_WHAT THE TASK REQUIRES_
Nothing but the lines from the top of the data to the line holding "const chart = echarts.init(document.getElementById('chart'));" should be printed, word for word and both ends included; leave the pictures out.

_DATA LINES_
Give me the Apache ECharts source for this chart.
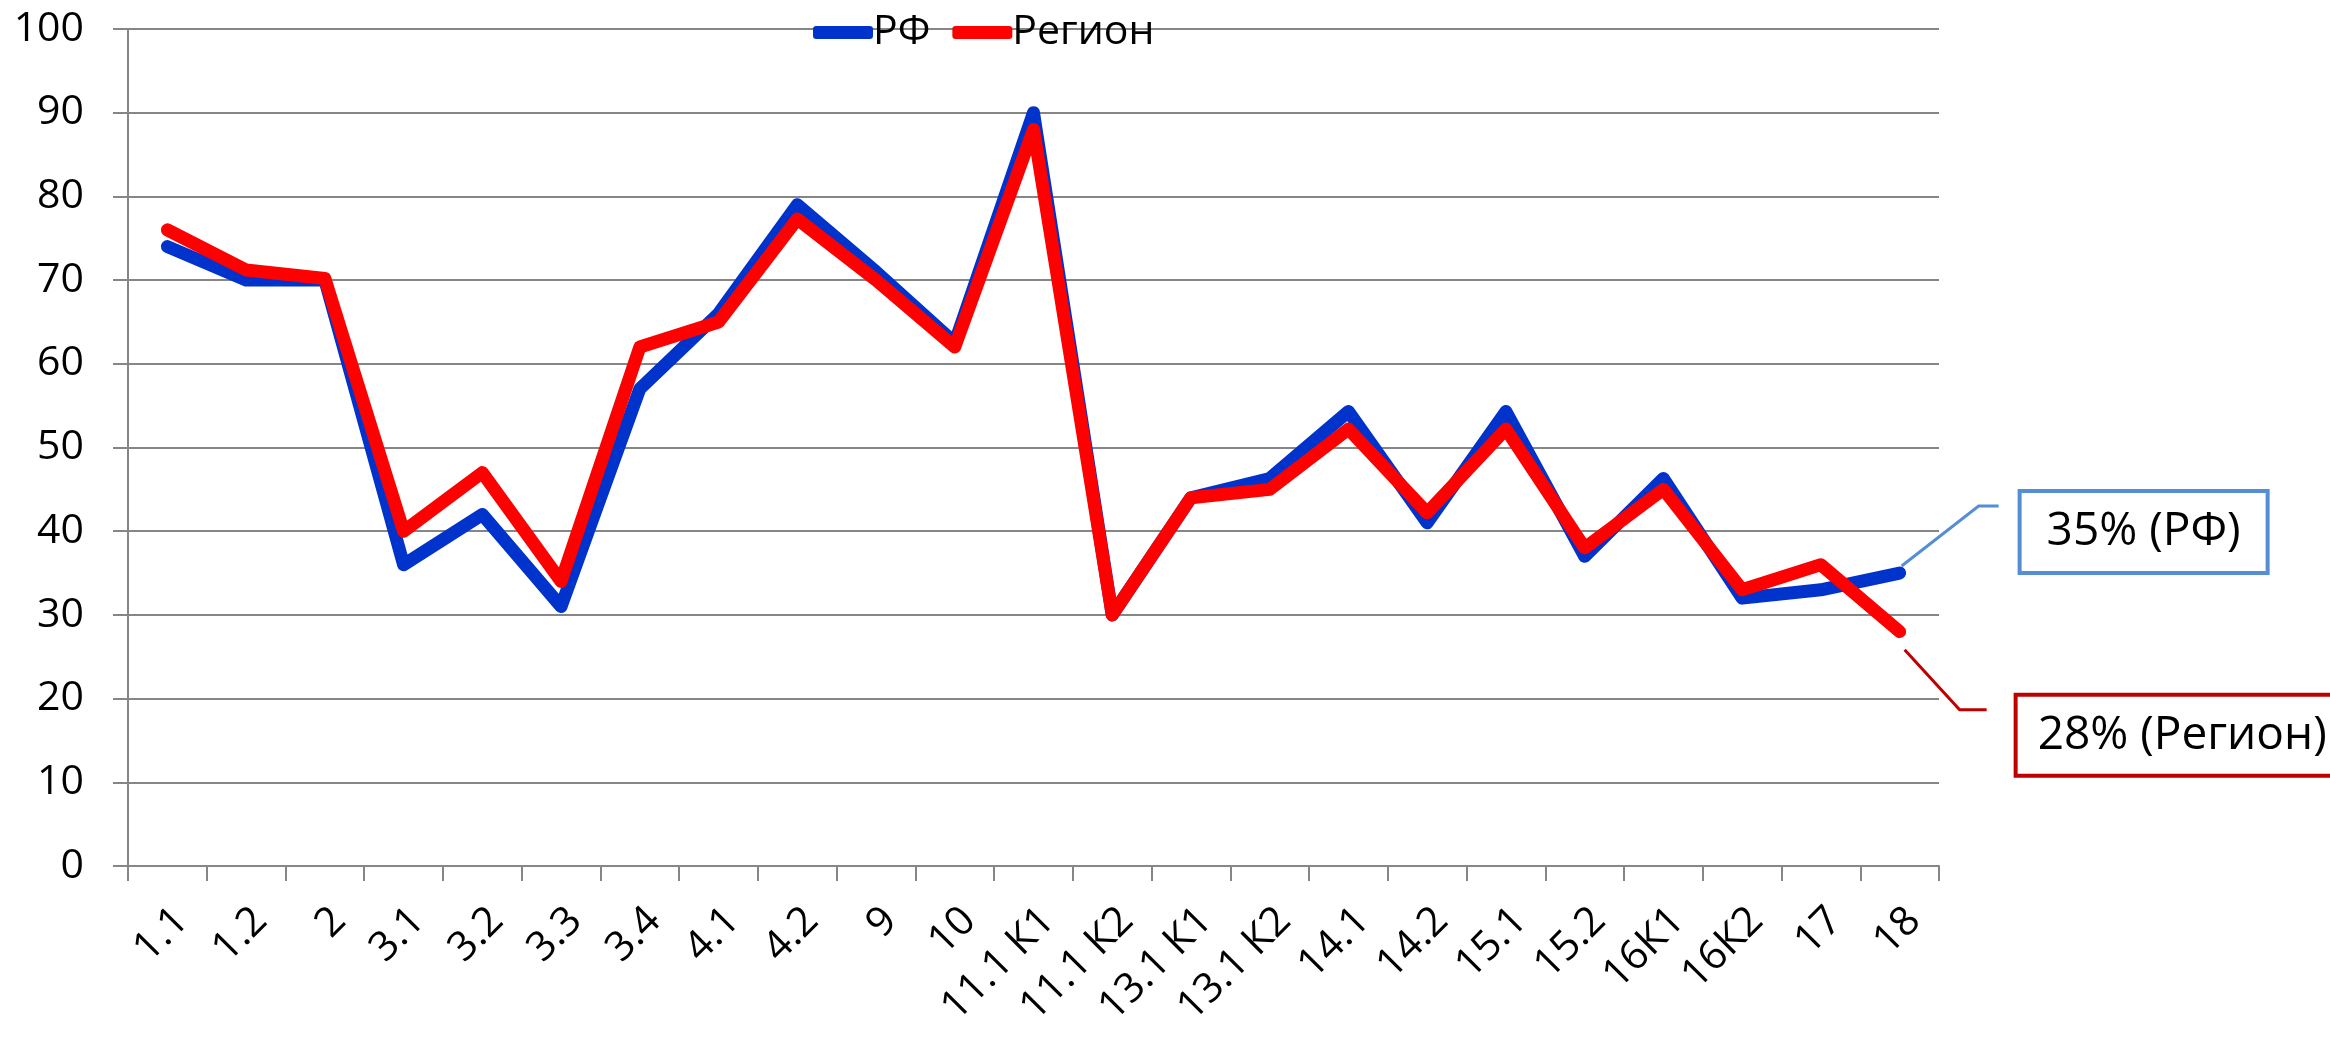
<!DOCTYPE html>
<html>
<head>
<meta charset="utf-8">
<script src="https://cdn.jsdelivr.net/npm/echarts@6/dist/echarts.min.js"></script>
<style>
  html, body { margin: 0; padding: 0; background: #fff; }
  #chart { width: 2330px; height: 1037px; }
</style>
</head>
<body>
<div id="chart"></div>
<script>
const categories = ['1.1', '1.2', '2', '3.1', '3.2', '3.3', '3.4', '4.1', '4.2', '9', '10',
  '11.1 К1', '11.1 К2', '13.1 К1', '13.1 К2', '14.1', '14.2', '15.1', '15.2', '16К1', '16К2', '17', '18'];
const rfValues = [74, 70, 70, 36, 42, 31, 57, 66, 79, 71, 62.5, 90, 30, 44, 46.3, 54.3, 41, 54.3, 37, 46.3, 32, 33, 35];
const regionValues = [76, 71.2, 70.2, 40, 47, 34, 62, 65, 77.3, 70, 62, 88, 30, 44, 45, 52.2, 42.2, 52.2, 38, 45, 33, 36, 28];

const FONT = 'Open Sans';
const GRID_GRAY = '#868686';

const chart = echarts.init(document.getElementById('chart'));

chart.setOption({
  animation: false,
  textStyle: { fontFamily: FONT },
  grid: { left: 128, right: 391, top: 29, bottom: 171, containLabel: false },
  legend: {
    top: 7,
    left: 808,
    icon: 'roundRect',
    itemWidth: 60,
    itemHeight: 13,
    itemGap: 22,
    textStyle: { fontSize: 41, color: '#000', fontFamily: FONT, padding: [0, 0, 0, -5] },
    data: ['РФ', 'Регион']
  },
  xAxis: {
    type: 'category',
    data: categories,
    boundaryGap: true,
    axisLine: { lineStyle: { color: GRID_GRAY, width: 2 } },
    axisTick: { show: true, length: 15, lineStyle: { color: GRID_GRAY, width: 2 } },
    axisLabel: {
      rotate: 45, interval: 0, fontSize: 41, color: '#000', margin: 34, fontFamily: FONT,
      align: 'right', verticalAlign: 'top'
    }
  },
  yAxis: {
    type: 'value',
    min: 0,
    max: 100,
    interval: 10,
    axisLine: { show: true, lineStyle: { color: GRID_GRAY, width: 2 } },
    axisTick: { show: true, length: 15, lineStyle: { color: GRID_GRAY, width: 2 } },
    axisLabel: { fontSize: 41, color: '#000', margin: 44, fontFamily: FONT },
    splitLine: { lineStyle: { color: GRID_GRAY, width: 2 } }
  },
  series: [
    {
      name: 'РФ',
      type: 'line',
      data: rfValues,
      symbol: 'none',
      color: '#0033CC',
      lineStyle: { color: '#0033CC', width: 13, cap: 'round', join: 'round' }
    },
    {
      name: 'Регион',
      type: 'line',
      data: regionValues,
      symbol: 'none',
      color: '#FF0000',
      lineStyle: { color: '#FF0000', width: 13, cap: 'round', join: 'round' }
    }
  ]
});

// callouts for the last points, positioned from the data through the axes
const last = categories.length - 1;
const pRf = chart.convertToPixel({ seriesIndex: 0 }, [last, rfValues[last]]);
const pReg = chart.convertToPixel({ seriesIndex: 1 }, [last, regionValues[last]]);

chart.setOption({
  graphic: [
    {
      type: 'polyline',
      shape: { points: [[pRf[0] + 2, pRf[1] - 7], [pRf[0] + 79, pRf[1] - 67], [pRf[0] + 99, pRf[1] - 67]] },
      style: { stroke: '#558ED5', lineWidth: 3, fill: null }
    },
    {
      type: 'rect',
      shape: { x: pRf[0] + 120, y: pRf[1] - 82, width: 248, height: 82 },
      style: { stroke: '#558ED5', lineWidth: 4, fill: '#fff' }
    },
    {
      type: 'text',
      x: pRf[0] + 244, y: pRf[1] - 41,
      style: { text: rfValues[last] + '% (РФ)', font: '46px "Open Sans"', fill: '#000', align: 'center', verticalAlign: 'middle' }
    },
    {
      type: 'polyline',
      shape: { points: [[pReg[0] + 5, pReg[1] + 18], [pReg[0] + 60, pReg[1] + 78], [pReg[0] + 87, pReg[1] + 78]] },
      style: { stroke: '#C00000', lineWidth: 3, fill: null }
    },
    {
      type: 'rect',
      shape: { x: pReg[0] + 116, y: pReg[1] + 63, width: 330, height: 81 },
      style: { stroke: '#C00000', lineWidth: 4, fill: '#fff' }
    },
    {
      type: 'text',
      x: pReg[0] + 138, y: pReg[1] + 104,
      style: { text: regionValues[last] + '% (Регион)', font: '46px "Open Sans"', fill: '#000', align: 'left', verticalAlign: 'middle' }
    }
  ]
});
</script>
</body>
</html>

_RESULT OF THIS TASK_
Give me the Apache ECharts source for this chart.
<!DOCTYPE html>
<html>
<head>
<meta charset="utf-8">
<script src="https://cdn.jsdelivr.net/npm/echarts@6/dist/echarts.min.js"></script>
<style>
  html, body { margin: 0; padding: 0; background: #fff; }
  #chart { width: 2330px; height: 1037px; }
</style>
</head>
<body>
<div id="chart"></div>
<script>
const categories = ['1.1', '1.2', '2', '3.1', '3.2', '3.3', '3.4', '4.1', '4.2', '9', '10',
  '11.1 К1', '11.1 К2', '13.1 К1', '13.1 К2', '14.1', '14.2', '15.1', '15.2', '16К1', '16К2', '17', '18'];
const rfValues = [74, 70, 70, 36, 42, 31, 57, 66, 79, 71, 62.5, 90, 30, 44, 46.3, 54.3, 41, 54.3, 37, 46.3, 32, 33, 35];
const regionValues = [76, 71.2, 70.2, 40, 47, 34, 62, 65, 77.3, 70, 62, 88, 30, 44, 45, 52.2, 42.2, 52.2, 38, 45, 33, 36, 28];

const FONT = 'Open Sans';
const GRID_GRAY = '#868686';

const chart = echarts.init(document.getElementById('chart'));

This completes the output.